Le recours aux coalitions ad hoc a également relancé la pratique du Forum shopping – une pratique qui consiste pour les acteurs étatiques à choisir l’institution qui sert le mieux leur agenda politique et qui affecte le moins leurs intérêts. Ce qui illustre une conception du régionalisme sécuritaire qui repose sur une appréciation en termes de coûts-avantages par les États. Malgré leurs faibles capacités et leur léthargie, certaines organisations, à l’image de la Commission du bassin du lac Tchad (CBLT), ont bénéficié d’une impulsion politique suffisante pour servir de cadre au déploiement d’une opération militaire, en l’occurrence la FMM. Loin d’être considérés comme de simples « coquilles vides », les regroupements régionaux sont autant d’outils parmi lesquels les États choisissent le meilleur levier à activer.

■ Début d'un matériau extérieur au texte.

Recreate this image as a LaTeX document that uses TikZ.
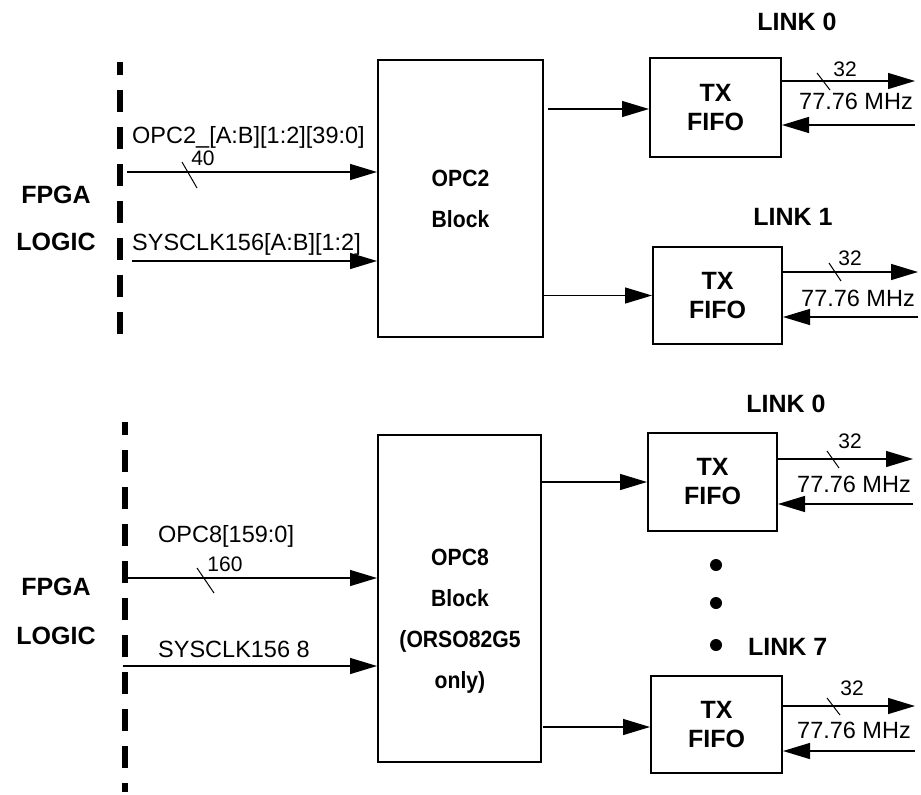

Même si le cadre de coopération varie, toutes les initiatives africaines ont finalement un point commun. L’enjeu est de trouver un compromis entre une réponse nationale, inefficace si elle se cantonne aux frontières d’un État, et des solutions régionales ou continentales dont la synergie fait encore défaut.
Vouloir faire correspondre le périmètre géographique d’une organisation avec celui de la menace n’en reste pas moins une lutte institutionnelle sans fin. En effet, il n’existe pas de définition établie et internationalement partagée du Sahel ou de toute autre région d’Afrique (centrale, australe, etc.). Les partenaires techniques et financiers, les chefs d’État africains ou les organisations (régionales et internationales) ont pourtant essayé d’en définir les contours. Or chaque acteur conçoit les limites de l’espace régional différemment en fonction de ses besoins, de ses intérêts et de ses perceptions.